Adsorbent Conc. [g/L]	Equation	Slope	Intercept	qe [mg/g]	k2 [g/(mg·min)]	R2
12.5 mg/L
0.05	t/qt = 0.0110 + 0.0042t	0.0042	0.0110	238.10	0.00160	0.9975
0.1	t/qt = 0.0052 + 0.0088t	0.0088	0.0052	113.64	0.01489	0.9989
0.15	t/qt = 0.0084 + 0.0128t	0.0128	0.0084	78.13	0.01950	0.9989
0.2	t/qt = 0.0018 + 0.0166t	0.0166	0.0018	60.24	0.15309	0.9974
0.25	t/qt = 0.0022 + 0.0202t	0.0202	0.0022	49.50	0.18547	0.9987
25 mg/L
0.05	t/qt = 0.1220 + 0.0137t	0.0137	0.1220	72.99	0.00154	0.9604
0.1	t/qt = 0.1720 + 0.0231t	0.0231	0.1720	43.29	0.00310	0.9622
0.15	t/qt = 0.2571 + 0.0288t	0.0288	0.2571	34.72	0.00323	0.9774
0.2	t/qt = 0.3389 + 0.0317t	0.0317	0.3389	31.55	0.00297	0.9437
0.25	t/qt = 0.1708 + 0.0365t	0.0365	0.1708	27.40	0.00780	0.9934

.

As for the equilibrium capacity (q_e), it can be seen from Table 1 that it decreases with an increase in the amount of adsorbent used in the case of both lower and higher initial concentrations of MB. For example, at an MB concentration of 12.5 mg/L, q_e decreases from 238.10 mg/g to 49.50 mg/g as the adsorbent concentration increases from 0.05 g/L to 0.25 g/L. At a higher adsorbent concentration, there are more active sites available, but the amount of the adsorbate that can be adsorbed per unit of adsorbent mass decreases. The rate constant k₂ increases with increasing adsorbent concentration (k₂ = 0.00160 g/mg·min at 0.05 g/L, k₂ = 0.18547 g/(mg·min) at 0.25 g/L). This is also in accordance with our previous considerations, because with an increase in the amount of adsorbent, the availability of active sites is greater, which leads to an increase in the rate of adsorption.
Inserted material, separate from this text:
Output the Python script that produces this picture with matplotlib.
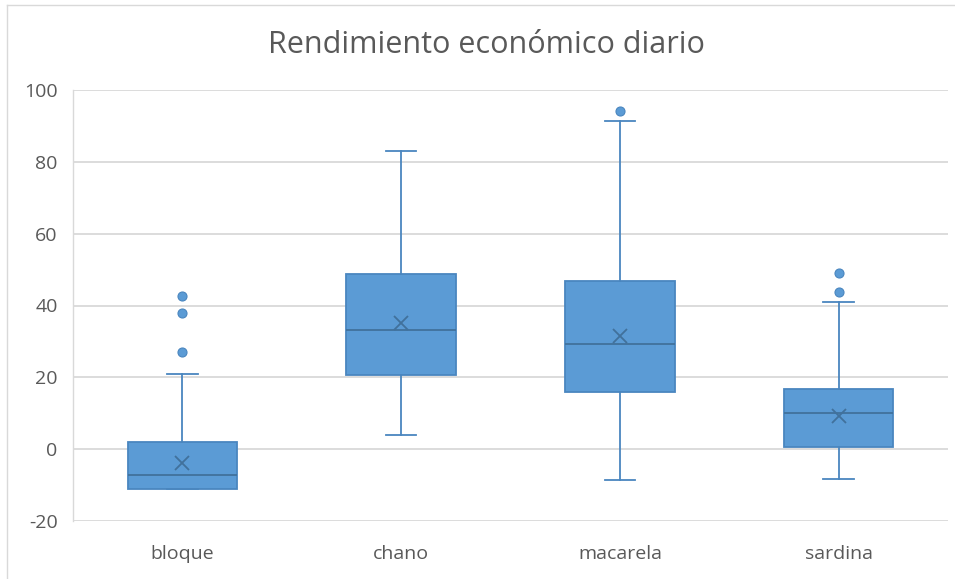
import matplotlib
matplotlib.use("Agg")
import matplotlib.pyplot as plt
from matplotlib.lines import Line2D

# Daily economic yield by species
categories = ["bloque", "chano", "macarela", "sardina"]
whisker_low = [-11.1, 3.9, -8.6, -8.3]
q1 = [-11.1, 20.6, 15.9, 0.5]
median = [-7.2, 33.1, 29.2, 10.0]
q3 = [1.9, 48.8, 46.7, 16.8]
whisker_high = [20.9, 83.1, 91.4, 41.1]
mean = [-3.8, 35.0, 31.5, 9.3]
outliers = [[42.6, 37.9, 27.1], [], [94.2], [49.1, 43.8]]

yticks = [-20, 0, 20, 40, 60, 80, 100]

fill = "#5B9BD5"
edge = "#4A86BF"
dark = "#41719C"
grid = "#D9D9D9"
text = "#595959"

plt.rcParams["font.family"] = ["Open Sans", "DejaVu Sans"]
plt.rcParams["axes.unicode_minus"] = False

fig = plt.figure(figsize=(9.55, 5.79), dpi=100)
ax = fig.add_axes([73 / 955, 1 - 521 / 579, 875 / 955, 431 / 579])

stats = []
for i, name in enumerate(categories):
    stats.append(dict(label=name, whislo=whisker_low[i], q1=q1[i], med=median[i],
                      q3=q3[i], whishi=whisker_high[i], mean=mean[i],
                      fliers=outliers[i]))

positions = list(range(len(categories)))
ax.bxp(stats, positions=positions, widths=0.5, patch_artist=True, showmeans=True,
       showfliers=True,
       boxprops=dict(facecolor=fill, edgecolor=edge, linewidth=1.3),
       medianprops=dict(color=dark, linewidth=1.3),
       whiskerprops=dict(color=edge, linewidth=1.3),
       capprops=dict(color=edge, linewidth=1.3),
       capwidths=0.14,
       meanprops=dict(marker="x", markersize=10, markeredgecolor=dark,
                      markeredgewidth=1.3, linestyle="none"),
       flierprops=dict(marker="o", markersize=6.5, markerfacecolor=fill,
                       markeredgecolor=edge, markeredgewidth=0.8, linestyle="none"),
       zorder=3)

ax.set_xlim(-0.5, len(categories) - 0.5)
ax.set_ylim(-20, 100)
ax.set_yticks(yticks)
ax.set_xticks(positions)
ax.set_xticklabels(categories)
ax.yaxis.grid(True, color=grid, linewidth=1.3, zorder=0)
ax.set_axisbelow(True)

for side in ["top", "right", "bottom"]:
    ax.spines[side].set_visible(False)
ax.spines["left"].set_color(grid)
ax.spines["left"].set_linewidth(1.0)

ax.tick_params(axis="both", length=0, labelsize=14, colors=text)
ax.tick_params(axis="y", pad=11)
ax.tick_params(axis="x", pad=17)

fig.suptitle("Rendimiento económico diario", x=0.509, y=1 - 45 / 579, va="center",
             fontsize=22, color=text)

# thin chart-area border along left and top
fig.add_artist(Line2D([7 / 955, 7 / 955], [0, 1 - 5 / 579], transform=fig.transFigure,
                      color=grid, linewidth=1.0))
fig.add_artist(Line2D([7 / 955, 1], [1 - 5 / 579, 1 - 5 / 579], transform=fig.transFigure,
                      color=grid, linewidth=1.0))

fig.savefig("out.png", dpi=100, facecolor="white")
The equilibrium capacities (q_e) and rate constants (k₂) decrease with an increase in the concentration of MB. For example, for 12.5 mg/L of MB, q_e is 78.13 mg/g and k₂ is 0.01950 g/(mg·min), while for 25 mg/L, q_e is 34.72 mg/g and k₂ is 0.00323 g/(mg·min) (the active carbon concentration is 0.15 g/L in both cases). The reason for such a phenomenon is that a higher concentration of adsorbate leads to an increase in competition for the available adsorption sites. The degree of correlation, R², when testing pseudo-second-order kinetics is high at an MB concentration of 12.5 mg/L (R² > 0.997), while it is slightly lower for 25 mg/L of MB (R² ≈ 0.96).

4. Conclusions

Research has shown that using activated carbon as an adsorbent achieves a high degree of removal of methylene blue from aqueous solutions. The results of our statistical analysis indicate that the greatest removal is achieved at lower initial dye concentrations and higher doses of adsorbent, while adsorption is most intense in the first 10 min. Activated carbon has a heterogeneous distribution of particle sizes, which is why it is possible to achieve easier filtration (due to larger particles) and a high adsorption efficiency (due to small particles with a large specific surface area). The process is of a pseudo-second order, which indicates that chemical interactions between the adsorbent and adsorbate are most important in the adsorption process. In future studies, optimization over shorter contact times is needed. This would further increase the efficiency of color removal and improve its practical application in wastewater treatment. It is also necessary to integrate activated carbon into existing wastewater treatment systems, either as a standalone adsorbent or in combination with advanced oxidation processes. In addition, further research on the regeneration of activated carbon is needed to increase its cost-effectiveness for large-scale implementation.